A former Burmese soldier, living his life with "complete awareness from moment to moment"

The following is an excerpt from Alan Clements’ Burma’s Voices of Freedom, Volume II. This astounding exchange with a Burmese man who is at once a meditator, a Buddhist, a military man, and a politician reveals how he attempts to integrate all these disparate parts of his life. This also happened to be the basis for a question I posed to Alan in our discussion earlier in the year.


Alan Clements:  Are you a religious man?

U Kyi Maung:  It is a difficult question for me to answer. I live by a few precepts taught by the Buddha. If I were to tell you what these precepts are, I’m afraid you might be confused; so I’d rather not elaborate. Be it sufficient just to say that whatever they are, these few precepts have enabled me to get on well with my life. For example, you were quite surprised when I told you how much we laughed together on the day of [Aung San Suu Kyi’s] arrest or again in some grim episodes that we covered together. It can be explained by the fact that the narrator had no regrets at all for what had happened in the past. The “I” and the “me” of the past are dead and gone. By the same token, the narrator of the present is not worried about what might happen to “him” of the future. In fact, “he” is not status-conscious at all. What I strive for is to live a life of complete awareness from moment to moment and to provide the best service I possibly can to all living beings without discrimination and with a detached mind. Does religion serve politics? I do not speculate. I just try to do my best.

Alan Clements:  Sir, you follow the teachings of the Buddha which is the path of non-attachment. May I ask, how does your understanding influence your leadership in your people’s struggle for democratic freedoms?

U Kyi Maung:  Drive around the city streets and you are bound to come across big red billboards at road junctions on which are written slogans reflecting the current thoughts of the authorities. These billboards are representatives of the forces we have to contend with. Someone once wrote that “the kindest of men had to watch their words.” One of the things that Buddha taught us was to step outside ourselves and see our own stupidity—as often as we can. We regard the teachings of the Buddha as an inner compass to keep ourselves on course. Actions geared to the mood of the moment and not related to the overall strategy could prove to be disastrous.

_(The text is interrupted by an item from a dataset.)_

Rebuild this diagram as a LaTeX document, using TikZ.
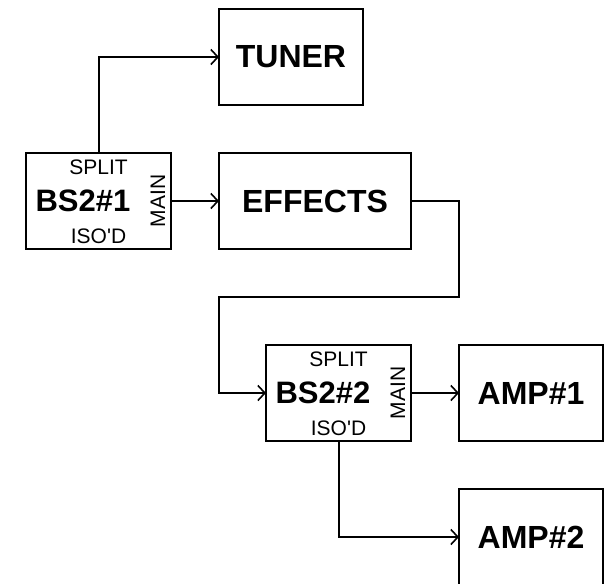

Alan Clements:  Sir, before your resignation from the Burma Army you were a respected commander. You were in combat, you’ve faced bullets and I suspect that you’ve killed people—the enemy. As a Buddhist can you kill with love in your heart?

U Kyi Maung:  Yes, I have killed men in war—the enemy. But with love in my heart? You can’t lie truthfully, can you? So no, I wouldn’t call it love in the real sense. I’ll explain briefly. I was not fighting out of hatred for the enemy who was attempting to crush us. It’s just honest combat. I had a job to do and I was doing it.


Deputy Chairman of the National League for Democracy U Kyi Maung is regarded as the man most singly responsible for leading the National League for Democracy to overwhelming victory in the elections that took place in Burma in May 1990, while Daw Aung San Suu Kyi and U Tin Oo were in detention. In his youth he joined the struggle for independence from Britain, suffering head injuries during a demonstration in 1938. At the outbreak of war, he joined the Burma Independence Army and later rose to the rank of colonel. He was strongly opposed to the military takeover of 1962 and was therefore forced to retire in 1963 from control of the South-Western Command. He was twice imprisoned, for a total of seven years, and in 1988 on the outbreak of the democracy movement he was imprisoned for a third time but released after a month. In September of that year he became one of the twelve members of the Executive Council of the NLD and it was in that capacity that he led the party to victory in the 1990 elections after the leadership of the party had been arrested. In September of that year he was tried by a military tribunal and sentenced to twenty years in prison. However, he was released in March 1995 and soon resumed his work for democracy as Deputy Chairman of the NLD. A cultivated man with a great love for literature and music, he is known by many for his immense courage and his commitment to the freedom of his country.